Task material:
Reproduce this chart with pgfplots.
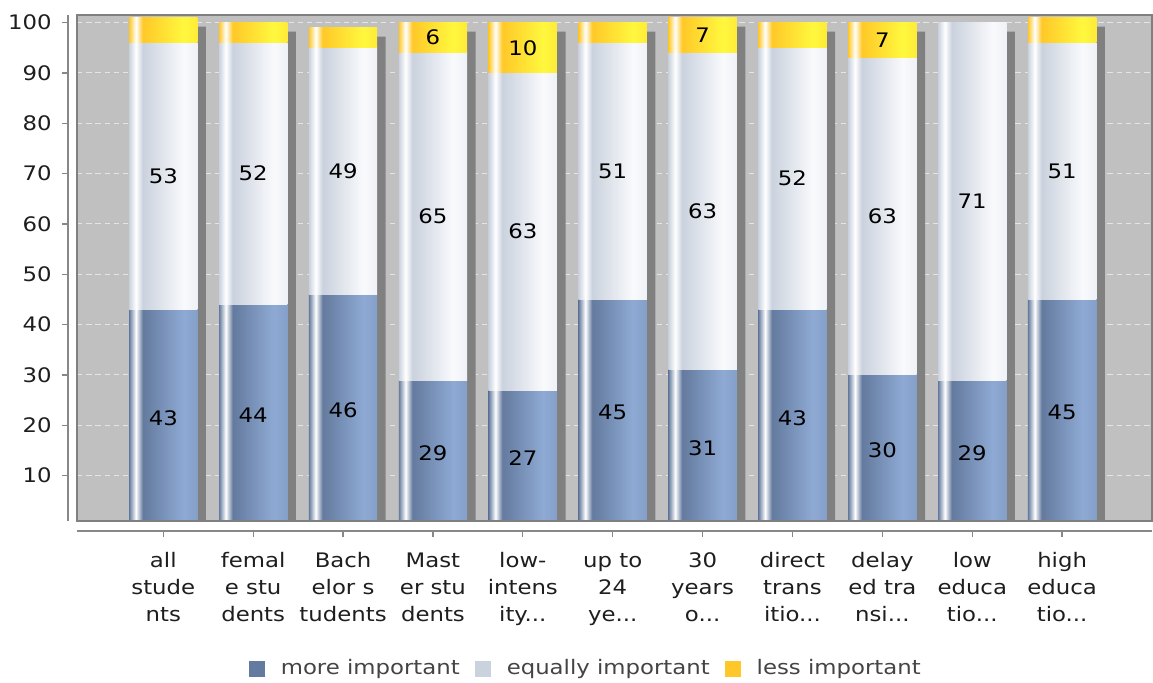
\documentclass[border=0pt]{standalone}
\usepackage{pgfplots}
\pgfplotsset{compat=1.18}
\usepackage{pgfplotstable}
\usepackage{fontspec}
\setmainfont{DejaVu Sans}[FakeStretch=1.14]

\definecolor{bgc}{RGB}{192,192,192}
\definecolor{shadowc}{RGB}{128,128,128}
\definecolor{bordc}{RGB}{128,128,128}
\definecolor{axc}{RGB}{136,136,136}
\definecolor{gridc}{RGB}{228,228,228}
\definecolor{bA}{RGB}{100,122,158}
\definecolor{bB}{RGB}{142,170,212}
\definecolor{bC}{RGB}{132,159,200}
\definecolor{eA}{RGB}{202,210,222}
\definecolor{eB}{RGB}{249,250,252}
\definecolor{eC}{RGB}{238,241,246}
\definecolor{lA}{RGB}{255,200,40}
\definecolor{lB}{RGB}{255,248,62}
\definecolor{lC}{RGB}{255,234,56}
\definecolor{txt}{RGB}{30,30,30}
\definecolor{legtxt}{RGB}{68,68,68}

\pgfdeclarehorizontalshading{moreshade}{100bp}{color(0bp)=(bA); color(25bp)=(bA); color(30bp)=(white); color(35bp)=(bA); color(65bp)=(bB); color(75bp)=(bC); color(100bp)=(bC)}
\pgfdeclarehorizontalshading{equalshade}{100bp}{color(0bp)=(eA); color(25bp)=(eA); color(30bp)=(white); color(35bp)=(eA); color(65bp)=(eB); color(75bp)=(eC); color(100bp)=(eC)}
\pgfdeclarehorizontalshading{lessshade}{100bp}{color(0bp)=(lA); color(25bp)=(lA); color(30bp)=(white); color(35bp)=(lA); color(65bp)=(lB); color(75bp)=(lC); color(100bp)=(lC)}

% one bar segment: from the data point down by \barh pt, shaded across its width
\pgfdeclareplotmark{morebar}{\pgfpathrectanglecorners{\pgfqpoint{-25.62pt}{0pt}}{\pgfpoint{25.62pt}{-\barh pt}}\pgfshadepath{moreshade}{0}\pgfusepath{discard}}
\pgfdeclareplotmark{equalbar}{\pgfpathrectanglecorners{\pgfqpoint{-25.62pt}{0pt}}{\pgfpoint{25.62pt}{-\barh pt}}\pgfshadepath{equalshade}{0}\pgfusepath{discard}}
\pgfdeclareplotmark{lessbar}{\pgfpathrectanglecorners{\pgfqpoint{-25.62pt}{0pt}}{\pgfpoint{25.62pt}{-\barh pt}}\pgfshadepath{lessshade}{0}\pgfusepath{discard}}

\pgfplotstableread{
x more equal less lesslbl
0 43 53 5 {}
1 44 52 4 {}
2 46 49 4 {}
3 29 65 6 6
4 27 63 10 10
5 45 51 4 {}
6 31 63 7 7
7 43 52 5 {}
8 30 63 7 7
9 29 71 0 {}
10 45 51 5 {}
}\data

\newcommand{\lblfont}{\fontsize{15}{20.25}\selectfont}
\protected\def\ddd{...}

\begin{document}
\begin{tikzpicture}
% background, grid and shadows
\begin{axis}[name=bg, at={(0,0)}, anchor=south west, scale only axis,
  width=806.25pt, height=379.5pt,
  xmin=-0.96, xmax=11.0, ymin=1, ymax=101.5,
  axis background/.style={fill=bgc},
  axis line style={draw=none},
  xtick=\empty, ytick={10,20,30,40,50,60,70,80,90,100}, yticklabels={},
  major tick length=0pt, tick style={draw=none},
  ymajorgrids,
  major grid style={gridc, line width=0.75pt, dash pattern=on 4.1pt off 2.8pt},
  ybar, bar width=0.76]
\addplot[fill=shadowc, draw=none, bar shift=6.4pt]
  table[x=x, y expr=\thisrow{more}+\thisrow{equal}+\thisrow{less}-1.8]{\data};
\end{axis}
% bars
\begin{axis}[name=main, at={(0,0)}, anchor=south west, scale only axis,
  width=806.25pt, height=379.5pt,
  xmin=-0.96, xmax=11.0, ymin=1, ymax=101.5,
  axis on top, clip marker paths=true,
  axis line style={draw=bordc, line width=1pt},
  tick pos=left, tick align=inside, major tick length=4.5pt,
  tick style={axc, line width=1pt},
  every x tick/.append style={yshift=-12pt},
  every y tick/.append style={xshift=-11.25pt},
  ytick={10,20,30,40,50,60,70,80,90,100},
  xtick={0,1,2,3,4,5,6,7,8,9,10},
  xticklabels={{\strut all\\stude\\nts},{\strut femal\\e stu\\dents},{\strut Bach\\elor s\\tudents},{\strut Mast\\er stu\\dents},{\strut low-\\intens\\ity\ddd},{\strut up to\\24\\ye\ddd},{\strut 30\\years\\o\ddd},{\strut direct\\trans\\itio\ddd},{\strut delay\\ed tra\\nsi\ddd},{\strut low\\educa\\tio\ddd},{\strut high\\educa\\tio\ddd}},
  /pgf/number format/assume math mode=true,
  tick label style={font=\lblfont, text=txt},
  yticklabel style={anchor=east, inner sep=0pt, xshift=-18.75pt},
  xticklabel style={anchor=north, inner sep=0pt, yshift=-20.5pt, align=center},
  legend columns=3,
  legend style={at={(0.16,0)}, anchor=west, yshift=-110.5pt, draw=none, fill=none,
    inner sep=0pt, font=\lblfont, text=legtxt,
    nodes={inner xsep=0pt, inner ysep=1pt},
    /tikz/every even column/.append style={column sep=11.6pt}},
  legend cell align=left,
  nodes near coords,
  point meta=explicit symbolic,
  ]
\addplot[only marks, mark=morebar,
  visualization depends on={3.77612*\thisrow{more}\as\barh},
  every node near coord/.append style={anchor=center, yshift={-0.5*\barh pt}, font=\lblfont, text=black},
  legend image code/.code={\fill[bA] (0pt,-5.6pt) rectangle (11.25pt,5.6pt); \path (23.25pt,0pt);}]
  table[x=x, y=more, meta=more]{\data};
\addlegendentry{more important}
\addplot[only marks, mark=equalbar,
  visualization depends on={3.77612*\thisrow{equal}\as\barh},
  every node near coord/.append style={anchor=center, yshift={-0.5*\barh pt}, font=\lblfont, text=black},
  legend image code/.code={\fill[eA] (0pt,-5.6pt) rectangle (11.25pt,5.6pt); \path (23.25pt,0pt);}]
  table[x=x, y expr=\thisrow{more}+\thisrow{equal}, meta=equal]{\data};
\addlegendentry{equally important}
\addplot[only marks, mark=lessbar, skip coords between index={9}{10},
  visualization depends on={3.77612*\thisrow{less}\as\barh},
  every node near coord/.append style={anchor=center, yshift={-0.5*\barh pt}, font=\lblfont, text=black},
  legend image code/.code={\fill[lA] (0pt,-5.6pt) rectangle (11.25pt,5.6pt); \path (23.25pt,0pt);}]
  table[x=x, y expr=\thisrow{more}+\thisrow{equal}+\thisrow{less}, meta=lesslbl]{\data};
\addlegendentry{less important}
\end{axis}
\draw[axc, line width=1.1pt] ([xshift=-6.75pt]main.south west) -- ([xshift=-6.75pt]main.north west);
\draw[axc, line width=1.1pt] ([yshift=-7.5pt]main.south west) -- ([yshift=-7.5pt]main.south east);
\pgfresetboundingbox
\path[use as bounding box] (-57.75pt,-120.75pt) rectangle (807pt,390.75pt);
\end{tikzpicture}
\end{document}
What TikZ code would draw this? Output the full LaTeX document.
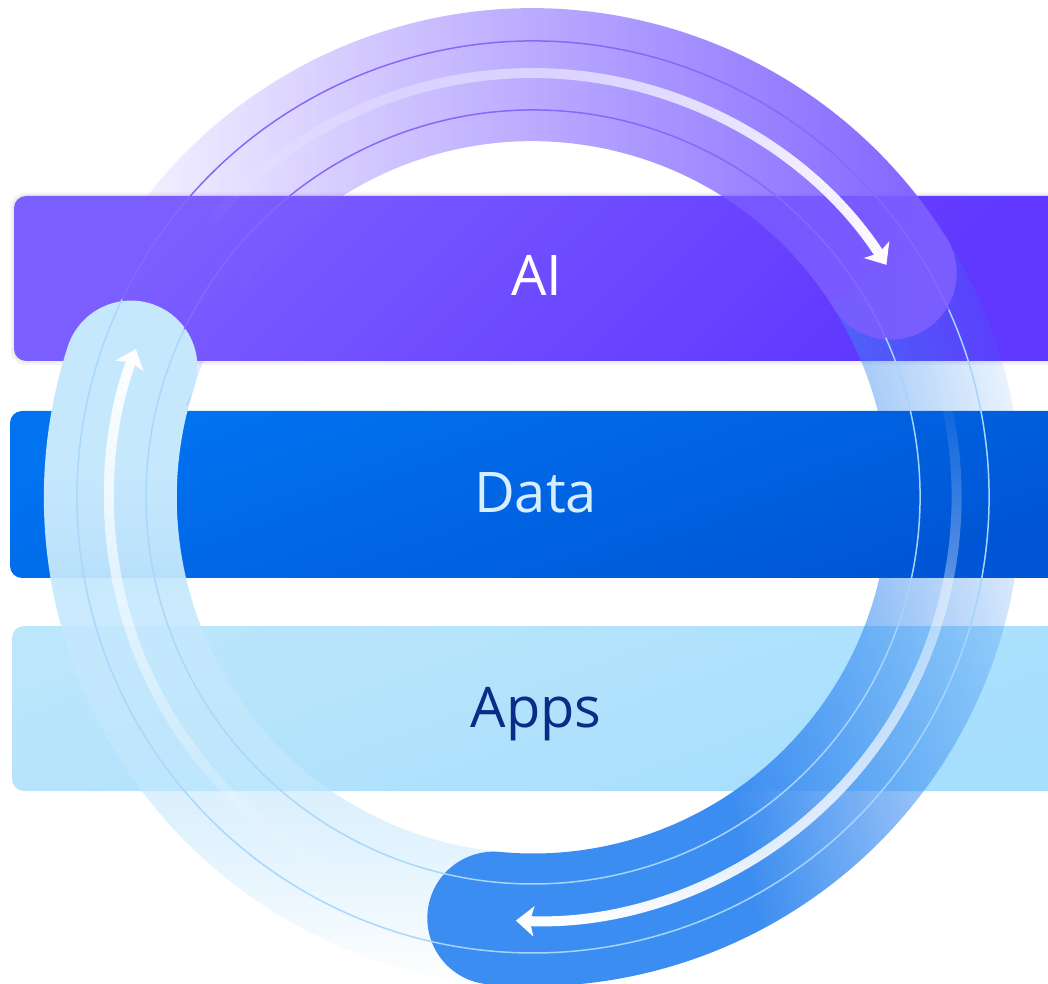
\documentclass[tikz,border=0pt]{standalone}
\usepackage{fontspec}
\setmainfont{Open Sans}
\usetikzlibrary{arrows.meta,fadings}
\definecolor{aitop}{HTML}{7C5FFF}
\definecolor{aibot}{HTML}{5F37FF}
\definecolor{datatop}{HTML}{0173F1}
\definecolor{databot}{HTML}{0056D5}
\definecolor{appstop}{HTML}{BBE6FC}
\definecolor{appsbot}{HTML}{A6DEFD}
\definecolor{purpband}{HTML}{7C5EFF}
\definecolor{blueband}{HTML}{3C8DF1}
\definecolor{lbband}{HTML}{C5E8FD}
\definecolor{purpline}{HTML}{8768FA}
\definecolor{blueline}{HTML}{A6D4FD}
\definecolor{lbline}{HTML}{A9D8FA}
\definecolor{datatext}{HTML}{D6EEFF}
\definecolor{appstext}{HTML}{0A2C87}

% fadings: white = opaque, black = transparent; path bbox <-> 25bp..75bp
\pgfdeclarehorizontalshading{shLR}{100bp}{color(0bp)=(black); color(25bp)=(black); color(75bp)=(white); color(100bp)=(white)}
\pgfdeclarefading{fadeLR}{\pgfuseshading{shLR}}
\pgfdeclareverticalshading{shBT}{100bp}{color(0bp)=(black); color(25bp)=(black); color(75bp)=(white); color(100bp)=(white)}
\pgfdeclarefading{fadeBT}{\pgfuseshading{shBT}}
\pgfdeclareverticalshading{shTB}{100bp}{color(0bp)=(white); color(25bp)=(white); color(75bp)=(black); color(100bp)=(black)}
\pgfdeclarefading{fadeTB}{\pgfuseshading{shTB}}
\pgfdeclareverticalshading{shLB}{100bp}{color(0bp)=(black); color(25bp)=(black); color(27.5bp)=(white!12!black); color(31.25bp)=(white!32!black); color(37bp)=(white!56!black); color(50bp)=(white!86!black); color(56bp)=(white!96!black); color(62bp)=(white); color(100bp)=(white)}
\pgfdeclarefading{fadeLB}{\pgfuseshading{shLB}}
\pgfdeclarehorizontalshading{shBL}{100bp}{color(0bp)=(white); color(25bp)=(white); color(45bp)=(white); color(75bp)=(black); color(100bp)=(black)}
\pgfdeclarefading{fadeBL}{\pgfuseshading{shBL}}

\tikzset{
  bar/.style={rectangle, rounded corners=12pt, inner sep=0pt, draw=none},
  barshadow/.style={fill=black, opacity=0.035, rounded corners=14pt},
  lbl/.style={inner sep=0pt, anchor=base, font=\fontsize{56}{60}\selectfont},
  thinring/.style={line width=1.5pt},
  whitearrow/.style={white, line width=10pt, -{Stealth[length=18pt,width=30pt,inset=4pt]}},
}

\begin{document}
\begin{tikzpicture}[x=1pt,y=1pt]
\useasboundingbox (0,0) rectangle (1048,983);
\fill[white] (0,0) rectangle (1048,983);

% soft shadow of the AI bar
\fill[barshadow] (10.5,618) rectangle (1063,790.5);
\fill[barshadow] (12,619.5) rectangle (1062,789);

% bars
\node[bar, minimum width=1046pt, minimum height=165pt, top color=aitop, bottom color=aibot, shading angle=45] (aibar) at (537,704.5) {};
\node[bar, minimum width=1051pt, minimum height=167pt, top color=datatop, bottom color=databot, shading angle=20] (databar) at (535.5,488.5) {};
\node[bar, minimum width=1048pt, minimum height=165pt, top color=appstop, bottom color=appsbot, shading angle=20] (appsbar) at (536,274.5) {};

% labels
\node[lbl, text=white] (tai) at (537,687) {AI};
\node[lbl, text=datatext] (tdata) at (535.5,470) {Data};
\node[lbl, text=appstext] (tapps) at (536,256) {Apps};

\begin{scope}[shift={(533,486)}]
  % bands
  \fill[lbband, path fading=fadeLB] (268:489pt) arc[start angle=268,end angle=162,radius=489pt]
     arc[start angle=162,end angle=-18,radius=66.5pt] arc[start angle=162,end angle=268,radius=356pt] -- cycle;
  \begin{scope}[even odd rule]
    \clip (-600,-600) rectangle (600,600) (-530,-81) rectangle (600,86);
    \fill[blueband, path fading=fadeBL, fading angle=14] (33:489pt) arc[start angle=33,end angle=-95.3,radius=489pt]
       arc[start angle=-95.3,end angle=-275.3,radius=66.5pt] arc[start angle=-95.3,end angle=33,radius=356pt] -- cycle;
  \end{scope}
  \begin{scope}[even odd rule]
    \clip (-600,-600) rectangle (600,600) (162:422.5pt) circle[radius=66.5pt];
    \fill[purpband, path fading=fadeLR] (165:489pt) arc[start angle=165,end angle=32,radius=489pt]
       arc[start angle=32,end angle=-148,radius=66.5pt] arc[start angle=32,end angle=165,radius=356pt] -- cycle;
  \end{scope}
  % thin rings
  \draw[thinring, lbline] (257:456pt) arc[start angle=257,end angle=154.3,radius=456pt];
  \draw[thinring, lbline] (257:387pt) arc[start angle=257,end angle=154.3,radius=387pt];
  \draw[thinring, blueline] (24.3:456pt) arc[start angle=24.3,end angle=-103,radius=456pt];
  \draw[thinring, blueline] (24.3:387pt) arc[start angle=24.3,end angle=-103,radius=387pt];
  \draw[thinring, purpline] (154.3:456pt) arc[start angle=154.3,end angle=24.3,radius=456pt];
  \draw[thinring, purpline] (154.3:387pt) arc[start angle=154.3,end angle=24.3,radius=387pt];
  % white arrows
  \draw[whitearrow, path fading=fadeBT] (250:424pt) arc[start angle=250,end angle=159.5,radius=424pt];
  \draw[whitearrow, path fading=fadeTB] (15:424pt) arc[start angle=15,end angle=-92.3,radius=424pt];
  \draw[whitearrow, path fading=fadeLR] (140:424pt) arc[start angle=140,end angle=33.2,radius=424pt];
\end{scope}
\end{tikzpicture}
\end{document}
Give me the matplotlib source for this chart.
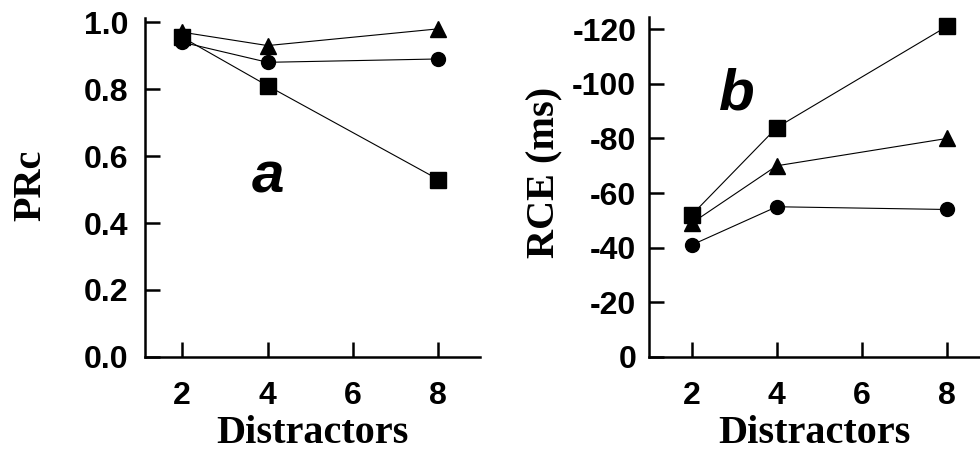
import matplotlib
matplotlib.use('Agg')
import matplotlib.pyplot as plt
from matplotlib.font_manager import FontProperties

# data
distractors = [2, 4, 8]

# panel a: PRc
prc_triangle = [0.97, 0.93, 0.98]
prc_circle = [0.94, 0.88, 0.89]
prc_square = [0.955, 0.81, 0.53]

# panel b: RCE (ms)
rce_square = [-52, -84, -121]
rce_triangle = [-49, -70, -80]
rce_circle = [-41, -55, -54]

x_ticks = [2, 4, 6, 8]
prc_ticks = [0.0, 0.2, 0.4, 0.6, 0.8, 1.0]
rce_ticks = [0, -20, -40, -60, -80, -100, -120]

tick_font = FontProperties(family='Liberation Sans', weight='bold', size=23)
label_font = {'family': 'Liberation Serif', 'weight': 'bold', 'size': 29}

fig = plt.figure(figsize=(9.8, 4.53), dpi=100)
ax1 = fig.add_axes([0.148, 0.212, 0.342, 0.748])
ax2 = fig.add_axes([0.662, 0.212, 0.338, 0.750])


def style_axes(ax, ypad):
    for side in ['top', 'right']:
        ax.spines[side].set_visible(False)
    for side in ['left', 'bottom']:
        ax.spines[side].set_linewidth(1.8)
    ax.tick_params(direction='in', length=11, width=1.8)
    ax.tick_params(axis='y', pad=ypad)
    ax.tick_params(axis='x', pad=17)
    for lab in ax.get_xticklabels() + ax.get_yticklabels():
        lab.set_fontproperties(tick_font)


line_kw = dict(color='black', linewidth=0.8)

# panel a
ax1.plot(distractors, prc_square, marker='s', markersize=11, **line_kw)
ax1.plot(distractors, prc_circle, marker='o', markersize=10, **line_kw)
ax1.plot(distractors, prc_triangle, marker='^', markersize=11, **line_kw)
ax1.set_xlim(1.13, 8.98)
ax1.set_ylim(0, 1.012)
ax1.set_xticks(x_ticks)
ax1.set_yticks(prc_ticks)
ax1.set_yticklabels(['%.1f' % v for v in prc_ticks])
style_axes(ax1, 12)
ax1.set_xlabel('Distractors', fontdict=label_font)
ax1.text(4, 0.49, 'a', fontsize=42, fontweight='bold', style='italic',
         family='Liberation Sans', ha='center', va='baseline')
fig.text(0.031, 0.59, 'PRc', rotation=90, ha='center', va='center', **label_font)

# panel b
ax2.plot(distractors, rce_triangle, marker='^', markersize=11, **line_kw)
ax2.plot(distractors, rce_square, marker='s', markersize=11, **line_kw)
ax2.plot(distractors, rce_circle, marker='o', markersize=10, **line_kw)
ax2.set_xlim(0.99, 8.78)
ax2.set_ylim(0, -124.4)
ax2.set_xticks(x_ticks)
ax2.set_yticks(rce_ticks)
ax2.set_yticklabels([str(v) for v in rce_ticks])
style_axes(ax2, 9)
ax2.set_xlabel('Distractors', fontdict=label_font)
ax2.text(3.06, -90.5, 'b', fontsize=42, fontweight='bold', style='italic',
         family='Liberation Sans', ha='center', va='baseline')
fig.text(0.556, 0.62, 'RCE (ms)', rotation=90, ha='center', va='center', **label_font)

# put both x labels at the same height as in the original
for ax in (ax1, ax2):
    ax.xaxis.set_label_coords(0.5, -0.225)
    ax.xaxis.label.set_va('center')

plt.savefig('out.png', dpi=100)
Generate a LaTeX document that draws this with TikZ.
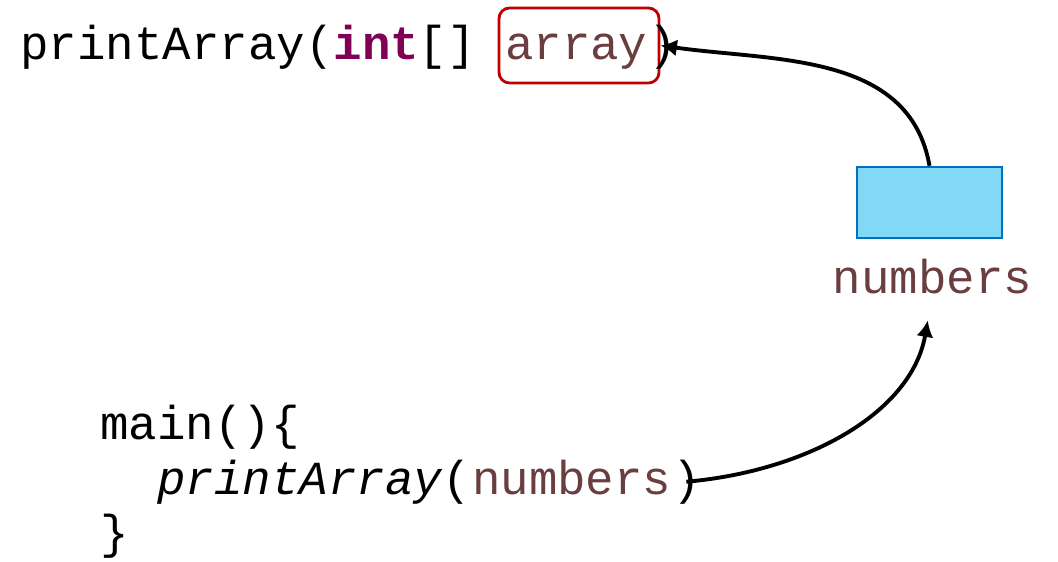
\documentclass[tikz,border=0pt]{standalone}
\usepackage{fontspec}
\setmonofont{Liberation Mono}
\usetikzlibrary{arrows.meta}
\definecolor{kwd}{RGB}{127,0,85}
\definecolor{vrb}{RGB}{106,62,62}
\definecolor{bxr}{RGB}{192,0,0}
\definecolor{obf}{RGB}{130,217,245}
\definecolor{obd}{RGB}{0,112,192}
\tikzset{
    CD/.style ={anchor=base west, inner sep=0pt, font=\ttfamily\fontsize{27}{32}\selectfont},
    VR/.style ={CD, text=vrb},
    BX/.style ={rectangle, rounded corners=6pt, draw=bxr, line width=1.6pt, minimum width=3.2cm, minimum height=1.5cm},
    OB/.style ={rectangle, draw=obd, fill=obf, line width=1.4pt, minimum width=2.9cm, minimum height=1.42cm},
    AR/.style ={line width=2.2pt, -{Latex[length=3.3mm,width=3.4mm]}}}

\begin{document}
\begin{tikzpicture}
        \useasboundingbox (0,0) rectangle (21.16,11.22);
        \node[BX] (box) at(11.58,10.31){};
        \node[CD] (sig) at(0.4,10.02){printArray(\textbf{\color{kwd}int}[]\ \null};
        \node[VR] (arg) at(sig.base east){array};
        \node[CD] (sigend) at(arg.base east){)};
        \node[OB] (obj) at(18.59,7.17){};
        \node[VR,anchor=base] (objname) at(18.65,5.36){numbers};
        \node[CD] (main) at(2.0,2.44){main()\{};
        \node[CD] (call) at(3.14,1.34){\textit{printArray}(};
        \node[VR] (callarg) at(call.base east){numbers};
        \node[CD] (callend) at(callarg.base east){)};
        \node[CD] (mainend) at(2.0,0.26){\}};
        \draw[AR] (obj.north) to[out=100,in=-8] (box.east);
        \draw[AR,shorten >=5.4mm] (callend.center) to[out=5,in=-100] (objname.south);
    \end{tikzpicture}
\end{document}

Aim: Nothing but the lines from the one containing "Give me the matplotlib source for this chart." through the one containing "distractors = [2, 4, 8]" should be echoed, each exactly as it stands; pictures are excluded.

Answer in full:
Give me the matplotlib source for this chart.
import matplotlib
matplotlib.use('Agg')
import matplotlib.pyplot as plt
from matplotlib.font_manager import FontProperties

# data
distractors = [2, 4, 8]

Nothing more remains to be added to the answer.